▼▼▼

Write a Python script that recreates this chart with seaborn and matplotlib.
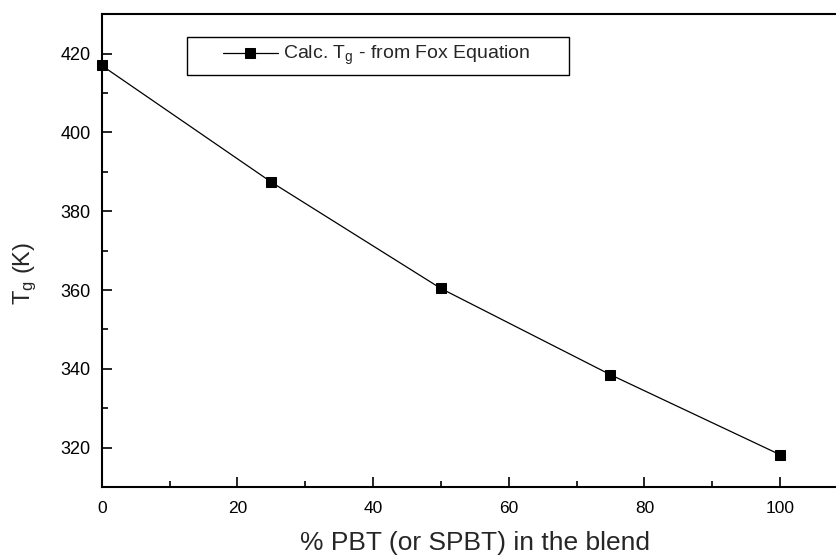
import matplotlib
matplotlib.use("Agg")
import matplotlib.pyplot as plt
from matplotlib.patches import Rectangle
from matplotlib.ticker import MultipleLocator
import seaborn as sns
import pandas as pd

# Blend composition (% PBT) and glass transition temperature from the Fox equation
pbt_percent = [0, 25, 50, 75, 100]
tg_fox = [417.0, 387.4, 360.4, 338.5, 318.2]

x_ticks = [0, 20, 40, 60, 80, 100]
y_ticks = [320, 340, 360, 380, 400, 420]

sns.set_style("ticks")
plt.rcParams["font.family"] = ["Liberation Sans", "DejaVu Sans"]
plt.rcParams["mathtext.fontset"] = "custom"
plt.rcParams["mathtext.rm"] = "Liberation Sans"
plt.rcParams["mathtext.it"] = "Liberation Sans"

df = pd.DataFrame({"pbt": pbt_percent, "tg": tg_fox})

fig = plt.figure(figsize=(8.36, 5.56), dpi=100)
ax = fig.add_axes([0.1217, 0.1241, 0.8925, 0.8502])

sns.lineplot(data=df, x="pbt", y="tg", ax=ax, color="black", linewidth=0.9,
             marker="s", markersize=7.5, markeredgecolor="black",
             markerfacecolor="black", clip_on=False,
             label=r"Calc. T$_\mathregular{g}$ - from Fox Equation")

ax.set_xlim(0, 110)
ax.set_ylim(310, 430)
ax.set_xticks(x_ticks)
ax.set_yticks(y_ticks)
ax.xaxis.set_minor_locator(MultipleLocator(10))
ax.yaxis.set_minor_locator(MultipleLocator(10))

ax.tick_params(which="both", direction="in", width=1.2, colors="black")
ax.tick_params(which="major", length=7)
ax.tick_params(which="minor", length=4)
ax.tick_params(axis="y", labelsize=13, pad=8)
ax.tick_params(axis="x", labelsize=12.5, pad=10)

for side in ["left", "bottom", "top"]:
    ax.spines[side].set_visible(True)
    ax.spines[side].set_linewidth(1.5)
    ax.spines[side].set_color("black")
ax.spines["right"].set_visible(False)

ax.set_xlabel("% PBT (or SPBT) in the blend", fontsize=19, labelpad=11)
ax.set_ylabel(r"T$_\mathregular{g}$ (K)", fontsize=17, va="center")
ax.yaxis.set_label_coords(-0.103, 0.451)

# Legend entry with a hand-placed frame around it
leg = ax.legend(loc="center left", bbox_to_anchor=(0.1626, 0.912), fontsize=14,
                frameon=False, handlelength=2.8, handletextpad=0.3,
                borderpad=0, borderaxespad=0)
ax.add_patch(Rectangle((0.1142, 0.8716), 0.5122, 0.0797, transform=ax.transAxes,
                       fill=False, edgecolor="black", linewidth=1.0, clip_on=False))

fig.savefig("out.png", dpi=100, facecolor="white")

▲▲▲

* WHAT TO WORK ON: Could the lines from the top of the material through the line with "ax.yaxis.set_minor_locator(MultipleLocator(10))" be repeated exactly, pictures left out?

* IN RESPONSE:
Write a Python script that recreates this chart with seaborn and matplotlib.
import matplotlib
matplotlib.use("Agg")
import matplotlib.pyplot as plt
from matplotlib.patches import Rectangle
from matplotlib.ticker import MultipleLocator
import seaborn as sns
import pandas as pd

# Blend composition (% PBT) and glass transition temperature from the Fox equation
pbt_percent = [0, 25, 50, 75, 100]
tg_fox = [417.0, 387.4, 360.4, 338.5, 318.2]

x_ticks = [0, 20, 40, 60, 80, 100]
y_ticks = [320, 340, 360, 380, 400, 420]

sns.set_style("ticks")
plt.rcParams["font.family"] = ["Liberation Sans", "DejaVu Sans"]
plt.rcParams["mathtext.fontset"] = "custom"
plt.rcParams["mathtext.rm"] = "Liberation Sans"
plt.rcParams["mathtext.it"] = "Liberation Sans"

df = pd.DataFrame({"pbt": pbt_percent, "tg": tg_fox})

fig = plt.figure(figsize=(8.36, 5.56), dpi=100)
ax = fig.add_axes([0.1217, 0.1241, 0.8925, 0.8502])

sns.lineplot(data=df, x="pbt", y="tg", ax=ax, color="black", linewidth=0.9,
             marker="s", markersize=7.5, markeredgecolor="black",
             markerfacecolor="black", clip_on=False,
             label=r"Calc. T$_\mathregular{g}$ - from Fox Equation")

ax.set_xlim(0, 110)
ax.set_ylim(310, 430)
ax.set_xticks(x_ticks)
ax.set_yticks(y_ticks)
ax.xaxis.set_minor_locator(MultipleLocator(10))
ax.yaxis.set_minor_locator(MultipleLocator(10))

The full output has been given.